The most recent Small Business Optimism Index from the National Federation of Independent Business (NFIB) is at a 45-year high, William Dunkelberg, chief economist for the Washington, D.C. organization, recently told a group in Boise. Job creation plans and unfilled job openings set new records, the percentage of small business owners saying it was a good time to expand tied the all-time high from May, inventory investment plans were the strongest since 2005, and capital spending plans were the highest since 2007, he said.
However, a number of factors could affect the economy going forward, said Wayne Best, chief economist for Visa Inc., at the same event. For example, because unemployment is so low, companies are having trouble hiring employees they need to expand. This is particularly prevalent in the building industry, limiting housing construction, which in turn increases housing prices. Consequently, housing sales are down, meaning sales of goods associated with home purchases – furniture, rugs and so on – are also down, he said.
In addition, it isn’t clear what impact tariffs will have, Best said. Although direct effects might be less than people think – China is responsible for only 4 percent of U.S. imports – indirect effects could be greater due to supply chain disruption, he warned.
Three increases in the Federal Reserve interest rate are expected next year, with another expected in 2020, Best said. While they are each likely to be small – like the 0.25 percent increase on Sept. 26, the third this year – and individually won’t have much of an effect, overall they will create a dampening in the economy, he said. On the bright side, the increase in interest rates is likely to result in higher savings as well, he added.

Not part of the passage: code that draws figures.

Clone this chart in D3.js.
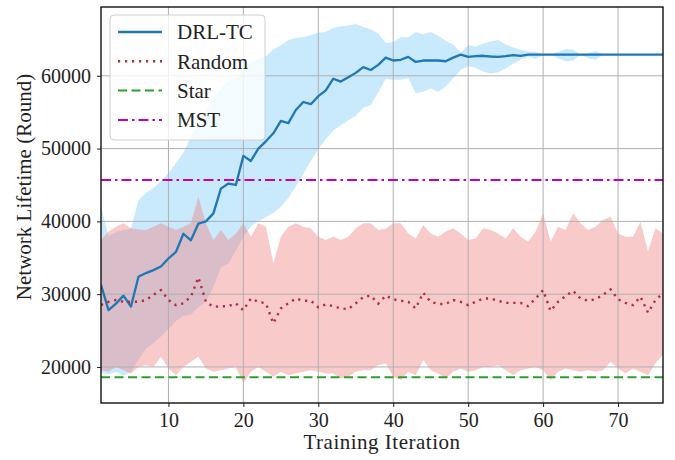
<!DOCTYPE html>
<html>
<head>
<meta charset="utf-8">
<script src="https://cdn.jsdelivr.net/npm/d3@7/dist/d3.min.js"></script>
<style>
  body { margin: 0; background: #fff; }
  text { font-family: "Liberation Serif", "Times New Roman", serif; fill: #222; }
</style>
</head>
<body>
<div id="svg"></div>
<script>
//Training iterations 1..76
const iterations = d3.range(1, 77);

//DRL-TC mean and band
const drlMean = [
  31300, 27800, 28700, 29800, 28300, 32400, 32900, 33300, 33800, 34900,
  35800, 38300, 37400, 39700, 40000, 41100, 44500, 45200, 45000, 49000,
  48300, 50000, 51000, 52100, 53800, 53500, 55300, 56400, 56100, 57200,
  58000, 59600, 59200, 59800, 60400, 61200, 60800, 61500, 62500, 62100,
  62200, 62600, 61900, 62100, 62100, 62100, 62000, 62500, 62900, 62600,
  62700, 62750, 62650, 62600, 62700, 62850, 62750, 62900, 62900, 62900,
  62900, 62900, 62900, 62900, 62900, 62900, 62900, 62900, 62900, 62900,
  62900, 62900, 62900, 62900, 62900, 62900
];
const drlUpper = [
  42000, 38000, 38500, 38800, 39000, 42900, 43900, 44600, 45500, 46600,
  48000, 49500, 51600, 53400, 55300, 56900, 58300, 59300, 59700, 61100,
  61900, 62300, 62700, 63600, 64200, 64900, 65200, 65300, 65600, 65900,
  66000, 66600, 66800, 66900, 67100, 66700, 66400, 65800, 64500, 64600,
  65300, 65300, 66000, 65700, 66000, 65500, 64800, 64300, 63200, 64200,
  64000, 64400, 64700, 64900, 64300, 63900, 63600, 63350, 63300, 62900,
  62900, 63300, 63650, 63600, 62900, 63100, 63400, 62900, 62900, 62900,
  62900, 62900, 62900, 62900, 62900, 62900
];
const drlLower = [
  19200, 19000, 19300, 18800, 19300, 21000, 22500, 23300, 24200, 25200,
  26300, 27000, 27200, 28200, 29000, 31000, 33700, 34200, 36000, 37900,
  39300, 40000, 40600, 41200, 42000, 43200, 44800, 46500, 48300, 49900,
  51300, 52500, 53200, 53900, 54500, 55600, 56000, 57700, 59600, 59450,
  59450, 59700, 57600, 57800, 58300, 57800, 58500, 59700, 60800, 61300,
  61100, 60600, 60300, 60500, 61000, 61700, 62200, 62650, 62300, 62900,
  62900, 62400, 62000, 62100, 62900, 62400, 62200, 62900, 62900, 62900,
  62900, 62900, 62900, 62900, 62900, 62900
];

//Random mean and band
const randomMean = [
  28500, 28950, 29200, 28950, 28950, 28950, 29200, 29900, 30550, 29200,
  28500, 28750, 29650, 32300, 28950, 28250, 28350, 28350, 28750, 27800,
  29400, 28950, 28750, 26000, 28050, 28750, 29400, 29100, 29100, 28200,
  28600, 28350, 28050, 27950, 28750, 29600, 29800, 28700, 29800, 29300,
  29100, 28950, 28050, 30200, 28950, 28650, 28650, 29200, 28950, 28500,
  28950, 29400, 29400, 29100, 28800, 28800, 28800, 28350, 29400, 30550,
  27700, 28950, 29750, 30450, 29400, 29100, 29300, 29900, 30650, 29300,
  28800, 28500, 29650, 27450, 29200, 30100
];
const randomUpper = [
  37450, 38600, 39250, 39750, 39050, 38900, 38800, 39250, 39750, 39250,
  38800, 39250, 39750, 43400, 39750, 37450, 38800, 37450, 38350, 39750,
  37900, 39750, 39250, 34250, 37900, 39250, 39750, 39250, 39050, 37900,
  37450, 37900, 37450, 37900, 39050, 39750, 39750, 38800, 39000, 39750,
  39750, 38350, 37650, 39500, 38350, 37900, 38600, 39050, 38350, 37450,
  37650, 39050, 38800, 38350, 37650, 39050, 37900, 37200, 38600, 41100,
  37200, 39250, 38800, 41100, 39750, 38800, 39250, 40200, 40650, 38350,
  37900, 37900, 39950, 35850, 39050, 38350
];
const randomLower = [
  19550, 19350, 20000, 19550, 19100, 20000, 20250, 20000, 21400, 19800,
  18850, 20000, 20700, 21400, 19800, 19350, 19550, 19800, 20000, 17750,
  19350, 20000, 19350, 18650, 19350, 18850, 19100, 19350, 19550, 19350,
  19100, 19100, 18400, 18650, 19350, 19550, 19550, 20250, 20500, 18650,
  18200, 19350, 18850, 20950, 19550, 19100, 18400, 19350, 19800, 19350,
  19550, 20000, 20000, 20250, 19550, 18850, 19550, 19800, 20000, 19550,
  18200, 19350, 19800, 19550, 19350, 19550, 19350, 19550, 20700, 19800,
  19100, 19800, 19350, 18850, 20500, 21650
];

//Baselines (constant lifetime)
const starLifetime = 18600;
const mstLifetime = 45700;

//Axis ticks
const xTicks = [10, 20, 30, 40, 50, 60, 70];
const yTicks = [20000, 30000, 40000, 50000, 60000];

const legendNames = ["DRL-TC", "Random", "Star", "MST"];

const width = 675,
  height = 460;
const margin = { top: 7, right: 12, bottom: 57, left: 101 };

const svg = d3
  .select("#svg")
  .append("svg")
  .attr("width", width)
  .attr("height", height)
  .style("background", "#fff");

const x = d3
  .scaleLinear()
  .domain([1, 76])
  .range([margin.left, width - margin.right]);
const y = d3
  .scaleLinear()
  .domain([15050, 69450])
  .range([height - margin.bottom, margin.top]);

svg
  .append("clipPath")
  .attr("id", "clip")
  .append("rect")
  .attr("x", x.range()[0])
  .attr("y", y.range()[1])
  .attr("width", x.range()[1] - x.range()[0])
  .attr("height", y.range()[0] - y.range()[1]);

const plot = svg.append("g").attr("clip-path", "url(#clip)");

//Shaded bands
const band = (upper, lower) =>
  d3
    .area()
    .x((d, i) => x(iterations[i]))
    .y0((d, i) => y(lower[i]))
    .y1((d, i) => y(upper[i]));

plot
  .append("path")
  .datum(drlUpper)
  .attr("d", band(drlUpper, drlLower))
  .attr("fill", "#87cefa")
  .attr("fill-opacity", 0.45);

plot
  .append("path")
  .datum(randomUpper)
  .attr("d", band(randomUpper, randomLower))
  .attr("fill", "#f08080")
  .attr("fill-opacity", 0.42);

//Grid
plot
  .append("g")
  .selectAll("line")
  .data(xTicks)
  .join("line")
  .attr("x1", (d) => x(d))
  .attr("x2", (d) => x(d))
  .attr("y1", y.range()[0])
  .attr("y2", y.range()[1])
  .attr("stroke", "#b0b0b0")
  .attr("stroke-width", 1);

plot
  .append("g")
  .selectAll("line")
  .data(yTicks)
  .join("line")
  .attr("x1", x.range()[0])
  .attr("x2", x.range()[1])
  .attr("y1", (d) => y(d))
  .attr("y2", (d) => y(d))
  .attr("stroke", "#b0b0b0")
  .attr("stroke-width", 1);

//Lines
const line = d3
  .line()
  .x((d, i) => x(iterations[i]))
  .y((d) => y(d));

const styles = [
  { color: "#1f77b4", dash: null, width: 2.3 },
  { color: "#b22b3e", dash: "2.2,4.8", width: 2.4 },
  { color: "#2ca02c", dash: "9,4.5", width: 2 },
  { color: "#bf00bf", dash: "10,4,2.5,4", width: 2 }
];

plot
  .append("path")
  .datum(drlMean)
  .attr("d", line)
  .attr("fill", "none")
  .attr("stroke", styles[0].color)
  .attr("stroke-width", styles[0].width)
  .attr("stroke-linejoin", "round");

plot
  .append("path")
  .datum(randomMean)
  .attr("d", line)
  .attr("fill", "none")
  .attr("stroke", styles[1].color)
  .attr("stroke-width", styles[1].width)
  .attr("stroke-dasharray", styles[1].dash);

[starLifetime, mstLifetime].forEach((v, k) => {
  const s = styles[k + 2];
  plot
    .append("line")
    .attr("x1", x.range()[0])
    .attr("x2", x.range()[1])
    .attr("y1", y(v))
    .attr("y2", y(v))
    .attr("stroke", s.color)
    .attr("stroke-width", s.width)
    .attr("stroke-dasharray", s.dash);
});

//Axes
const xAxis = svg
  .append("g")
  .attr("transform", "translate(0," + y.range()[0] + ")")
  .call(d3.axisBottom(x).tickValues(xTicks).tickSize(4).tickPadding(6));
const yAxis = svg
  .append("g")
  .attr("transform", "translate(" + x.range()[0] + ",0)")
  .call(d3.axisLeft(y).tickValues(yTicks).tickFormat(d3.format("d")).tickSize(4).tickPadding(6));

[xAxis, yAxis].forEach((g) => {
  g.select(".domain").remove();
  g.selectAll("text")
    .style("font-size", "20px")
    .style("font-family", '"Liberation Serif", serif')
    .attr("fill", "#222");
  g.selectAll(".tick line").attr("stroke", "#222").attr("stroke-width", 1);
});

//Frame
svg
  .append("rect")
  .attr("x", x.range()[0])
  .attr("y", y.range()[1])
  .attr("width", x.range()[1] - x.range()[0])
  .attr("height", y.range()[0] - y.range()[1])
  .attr("fill", "none")
  .attr("stroke", "#111")
  .attr("stroke-width", 1.4);

//Axis labels
svg
  .append("text")
  .attr("x", (x.range()[0] + x.range()[1]) / 2)
  .attr("y", 449)
  .attr("text-anchor", "middle")
  .style("font-size", "21px")
  .style("letter-spacing", "0.5px")
  .text("Training Iteration");

svg
  .append("text")
  .attr("transform", "translate(31,187) rotate(-90)")
  .attr("text-anchor", "middle")
  .style("font-size", "21px")
  .text("Network Lifetime (Round)");

//Legend
const legend = svg.append("g").attr("transform", "translate(110,15)");
legend
  .append("rect")
  .attr("width", 155)
  .attr("height", 125)
  .attr("rx", 4)
  .attr("fill", "#fff")
  .attr("fill-opacity", 0.8)
  .attr("stroke", "#d0d0d0")
  .attr("stroke-width", 1);

const item = legend
  .selectAll("g.item")
  .data(legendNames)
  .join("g")
  .attr("class", "item")
  .attr("transform", (d, i) => "translate(0," + (17 + i * 29.3) + ")");

item
  .append("line")
  .attr("x1", 8)
  .attr("x2", 52)
  .attr("stroke", (d, i) => styles[i].color)
  .attr("stroke-width", (d, i) => styles[i].width)
  .attr("stroke-dasharray", (d, i) => styles[i].dash);

item
  .append("text")
  .attr("x", 67)
  .attr("dy", "0.35em")
  .style("font-size", "21px")
  .text((d) => d);
</script>
</body>
</html>
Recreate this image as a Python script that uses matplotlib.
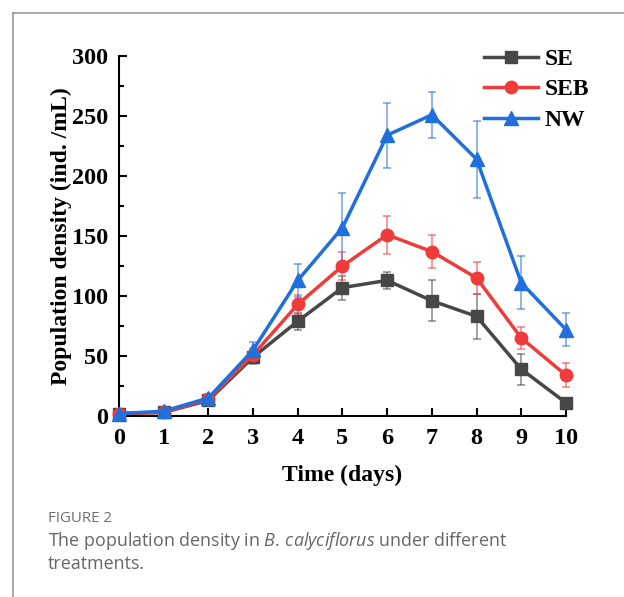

Consequently, of several factors stimulating the economy right now, only a few are likely to still be in force by 2020, and several other factors will be hurting it, making it more likely that the economy – currently in one of the longest economic expansions since World War II – will enter a recession by 2020, Best warned. In addition, while the next recession is not likely to be as deep as the 18-month long “Great Recession,” it may last longer because the amount of government debt will make it harder for governments worldwide to stimulate the economy, he said.
Peter Crabb, financial economist for Northwest Nazarene University in Nampa, made similar predictions at an event in Canyon County earlier in the month. The country is on the verge of an “inverted yield curve,” where interest rates are higher for short-term investments than for long-term, and that typically presages a recession, he said. In addition, productivity is not growing because the U.S. is at a technological plateau, and the rate of growth in the U.S. economy is declining, he said.
In Idaho, the economy has become less volatile since the recession because the state has diversified away from lumber and potatoes, Crabb said. However, Idaho felt the effects of the last recession more strongly than other parts of the U.S. and didn’t bounce back as well, he said. Moreover, while Idaho’s economy is growing quickly, that is primarily because of the number of people moving into Idaho, he said, noting that the per capita growth rate isn’t that high.
When a recession might actually occur, of course, no one knows, the economists said. In the meantime, businesses need to be prepared, Corey Barton, president of CBH Homes, told the Kuna Chamber of Commerce.
“The market is cyclical, and we have to accept that,” he said. “There’s a downturn in the future somewhere, and in the meantime, we’re prepared to make adjustments.”